New sales to mainland Europe, China and the Caribbean have raised the spirits of bosses at a multiple award-winning supplier of fish to the Queen.
Last year, John Ross Jr (Aberdeen) chief executive Christopher Leigh was upset about recruitment challenges – lambasting the UK Government over its new immigration policy.
And in January this year sales director Victoria Leigh-Pearson – whose family has run the Granite City smokehouse since 1987 – railed out over Brexit. She accused Westminster of “gross incompetence” in its handling of the transition towards the UK quitting the European Union.
In the last few weeks, we’ve seen the fruits of our labour in relation to our business development work.”
Christopher Leigh, chief executive, John Ross Jr (Aberdeen)
John Ross Jr recently filed accounts at Companies House for the year to June 20 2020, showing sales slid by more than 11% to £13.5 million after Covid-19 impacted its revenue stream. But pre-tax profits rose slightly, to £1.29m
The company said trading was also affected in the second half by Brexit, which “initially had a major impact from a logistics viewpoint”.
It added: “Preparations were extensive in the preceding year to ensure we were adequately prepared for this major change in our export markets.”
The firm, which processes salmon into raw fillets, as well as smoked and ready-to-eat products, has now said it expects to get back to pre-Covid levels of trading soon.
Chief executive Christopher Leigh said: “Faced with multiple challenges, including Brexit and a global pandemic, our business has done well to weather the many storms, thanks to the continued efforts of our outstanding team and the loyalty of our diverse customer base.
“Current trading is what we would expect and the forecast looks strong. We expect to return to pre-Covid levels within the next six months.”
He added: “As the hospitality industry effectively shut down, we saw a rise in demand for restaurant-quality produce with credibility and provenance, which is where our traditional smoked salmon products really delivered.
“In the last few weeks, we’ve seen the fruits of our labour in relation to our business development work, having secured a fantastic new retail presence in Shanghai.
“We have also confirmed listings for the autumn with a major retailer in Europe, as well as an exciting new customer in the Caribbean, which makes us really optimistic for the year ahead.”
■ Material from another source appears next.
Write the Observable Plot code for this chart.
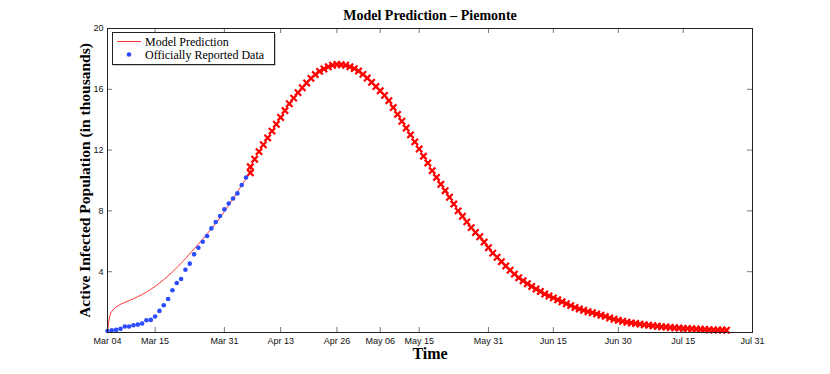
<!DOCTYPE html>
<html><head><meta charset="utf-8">
<script src="https://cdn.jsdelivr.net/npm/d3@7"></script>
<script src="https://cdn.jsdelivr.net/npm/@observablehq/plot@0.6"></script>
<style>html,body{margin:0;padding:0;background:#fff;}</style>
</head><body><div id="chart"></div>
<script>
const titleText = "Model Prediction \u2013 Piemonte";
const xLabelText = "Time";
const yLabelText = "Active Infected Population (in thousands)";
const legendLabels = ["Model Prediction", "Officially Reported Data"];
const startDate = "2020-03-04";
const xTickLabels = ["2020-03-04","2020-03-15","2020-03-31","2020-04-13","2020-04-26","2020-05-06","2020-05-15","2020-05-31","2020-06-15","2020-06-30","2020-07-15","2020-07-31"];
const yTicks = [4, 8, 12, 16, 20];

// Officially reported data (thousands), daily from Mar 04
const reportedValues = [0.1,0.15,0.17,0.24,0.39,0.39,0.48,0.52,0.59,0.81,0.83,1.05,1.42,1.79,2.2,2.78,3.26,3.52,4.13,4.53,5.14,5.58,5.97,6.35,6.85,7.27,7.66,8.1,8.49,8.82,9.15,9.7,10.2];

// Model prediction line (days after Mar 04, thousands)
const modelDays   = [0,0.25,0.5,0.75,1,1.5,2,3,4,5,6,7,8,9,10,11,12,13,14,15,16,17,18,19,20,21,22,23,24,25,26,27,28,29,30,31,32,33];
const modelValues = [0,0.65,1.05,1.28,1.4,1.56,1.68,1.85,1.98,2.1,2.22,2.36,2.5,2.66,2.84,3.03,3.25,3.48,3.73,3.99,4.26,4.55,4.86,5.18,5.5,5.82,6.15,6.5,6.8,7.18,7.56,7.96,8.37,8.8,9.24,9.68,10.12,10.55];

// Model prediction markers (days after Mar 04, thousands)
const predDays = [33,33,34,35,36,37,38,39,40,41,42,43,44,45,46,47,48,49,50,51,52,53,54,55,56,57,58,59,60,61,62,63,64,65,66,67,68,69,70,71,72,73,74,75,76,77,78,79,80,81,82,83,84,85,86,87,88,89,90,91,92,93,94,95,96,97,98,99,100,101,102,103,104,105,106,107,108,109,110,111,112,113,114,115,116,117,118,119,120,121,122,123,124,125,126,127,128,129,130,131,132,133,134,135,136,137,138,139,140,141,142,143];
const predValues = [10.5,10.9,11.4,11.9,12.35,12.8,13.25,13.7,14.15,14.6,15.05,15.42,15.78,16.1,16.42,16.72,16.97,17.18,17.34,17.48,17.58,17.63,17.62,17.58,17.48,17.36,17.2,16.98,16.74,16.46,16.18,15.9,15.6,15.25,14.8,14.35,13.9,13.45,13.0,12.54,12.07,11.6,11.15,10.65,10.2,9.75,9.33,8.9,8.45,8.0,7.65,7.28,6.9,6.58,6.3,5.95,5.58,5.22,4.95,4.66,4.38,4.1,3.84,3.6,3.4,3.21,3.03,2.86,2.7,2.53,2.4,2.28,2.15,2.02,1.89,1.77,1.65,1.55,1.46,1.37,1.3,1.22,1.14,1.06,0.96,0.87,0.8,0.74,0.68,0.63,0.59,0.55,0.51,0.48,0.44,0.41,0.38,0.36,0.33,0.31,0.29,0.27,0.26,0.24,0.23,0.21,0.2,0.18,0.17,0.16,0.16,0.15];

const RED = "#ff0000", BLUE = "#2a4bff";
const W = 830, H = 374, mL = 107, mR = 78, mT = 28, mB = 42;
const innerW = W - mL - mR, innerH = H - mT - mB;
const t0 = new Date(startDate + "T00:00:00Z");
const atDay = d => new Date(t0.getTime() + d * 864e5);

const reported = reportedValues.map((v, i) => ({date: atDay(i), value: v}));
const model = modelDays.map((d, i) => ({date: atDay(d), value: modelValues[i]}));
const pred = predDays.map((d, i) => ({date: atDay(d), value: predValues[i]}));
const xTicks = xTickLabels.map(s => new Date(s + "T00:00:00Z"));

const sans = "'Liberation Sans', Arial, Helvetica, sans-serif";
const serif = "'Liberation Serif', 'Times New Roman', serif";

const plot = Plot.plot({
  width: W, height: H,
  marginLeft: mL, marginRight: mR, marginTop: mT, marginBottom: mB,
  style: {background: "#fff", overflow: "visible"},
  x: {type: "utc", domain: [xTicks[0], xTicks[xTicks.length - 1]]},
  y: {domain: [0, 20]},
  marks: [
    Plot.tickX(xTicks, {x: d => d, insetTop: innerH - 5, stroke: "#777"}),
    Plot.tickX(xTicks, {x: d => d, insetBottom: innerH - 5, stroke: "#777"}),
    Plot.tickY(yTicks, {y: d => d, insetRight: innerW - 5, stroke: "#777"}),
    Plot.tickY(yTicks, {y: d => d, insetLeft: innerW - 5, stroke: "#777"}),
    Plot.axisX(xTicks, {tickSize: 0, tickPadding: 5, tickFormat: d3.utcFormat("%b %d"), fontSize: 9, fontFamily: sans, label: null, fill: "#111"}),
    Plot.axisY(yTicks, {tickSize: 0, tickPadding: 4, fontSize: 9, fontFamily: sans, label: null, fill: "#111"}),
    Plot.line(model, {x: "date", y: "value", stroke: RED, strokeWidth: 0.8}),
    Plot.line(pred, {x: "date", y: "value", stroke: RED, strokeWidth: 0.8}),
    Plot.dot(pred, {x: "date", y: "value", symbol: "times", r: 3, stroke: RED, strokeWidth: 2.2}),
    Plot.dot(reported, {x: "date", y: "value", r: 2.3, fill: BLUE}),
    Plot.frame({stroke: "#222"}),
    Plot.text([titleText], {frameAnchor: "top", lineAnchor: "middle", dy: -13, fontFamily: serif, fontWeight: "bold", fontSize: 14, fill: "#000"}),
    Plot.text([xLabelText], {frameAnchor: "bottom", lineAnchor: "middle", dy: 21, fontFamily: serif, fontWeight: "bold", fontSize: 16, fill: "#000"}),
    Plot.text([yLabelText], {frameAnchor: "left", textAnchor: "middle", lineAnchor: "middle", dx: -22, rotate: -90, fontFamily: serif, fontWeight: "bold", fontSize: 15.5, fill: "#000"})
  ]
});

// legend
const svg = d3.select(plot);
const g = svg.append("g").attr("transform", "translate(112,32)");
g.append("rect").attr("x", 1.5).attr("y", 1.5).attr("width", 162).attr("height", 32).attr("fill", "#999");
g.append("rect").attr("x", 0.5).attr("y", 0.5).attr("width", 162).attr("height", 32).attr("fill", "#fff").attr("stroke", "#222");
g.append("line").attr("x1", 5).attr("x2", 29).attr("y1", 9.5).attr("y2", 9.5).attr("stroke", RED).attr("stroke-width", 0.8);
g.append("circle").attr("cx", 17).attr("cy", 22.5).attr("r", 2.3).attr("fill", BLUE);
legendLabels.forEach((t, i) => {
  g.append("text").attr("x", 33).attr("y", 9.5 + i * 13).attr("dy", "0.35em")
    .attr("text-anchor", "start")
    .attr("font-family", serif).attr("font-size", 12).attr("fill", "#000").text(t);
});

document.getElementById("chart").appendChild(plot);
</script>
</body></html>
Mr Leigh’s father, Andrew Leigh, founded John Ross Jr in 1987, however, the smokehouse and its historic brick kilns on Sinclair Road, in Torry, Aberdeen, date back to 1857.
Although control of the two-time Queen’s Award-winning business passed to Estonian company PRFoods in 2017, the previous family owners – led by the current CEO – are still at the heart of it.
John Ross Jr had 114 employees, on average, during 2019-20, down from 121 the year before.
Last year, Mr Leigh junior – a former president of the Aberdeen Association of Royal Warrant Holders – called the government’s plan to deny visas to low-skilled workers an “assault” on UK firms and said it showed “just how out of touch with business politicians really are”.
Red tape blues
But the Home Office insisted its new points-based immigration system would be “less restrictive” and Scottish Secretary Alister Jack said seafood firms would continue to be able to recruit “skilled” processors.
Ms Leigh Pearson’s criticism of the government earlier this year came after John Ross Jr got caught up in Brexit-related seafood export chaos.
Lorries carrying perishable Scottish fish and other seafood were held up for days at an export distribution hub in Larkhall, Lanarkshire, due to red tape, while IT problems on both sides of the Channel also delayed shipments of valuable produce to key markets in Europe.
The bureaucratic shambles led to a protest in London, with seafood trucks making their way to the heart of the capital to highlight the plight of the Scottish seafood industry.
In a letter to the then business secretary, Alok Sharma, Ms Leigh-Pearson said: “Recent months have been the hardest since we first opened our doors – not because of the inevitable bureaucracy associated with Brexit, which we expected and accepted, but because we have had to endure the government issuing a barrage of useless information, none of which has added any clarity or value to businesses such as ours.”
“The level of support the government has provided to businesses – certainly ours, at least – amounts to gross incompetence.”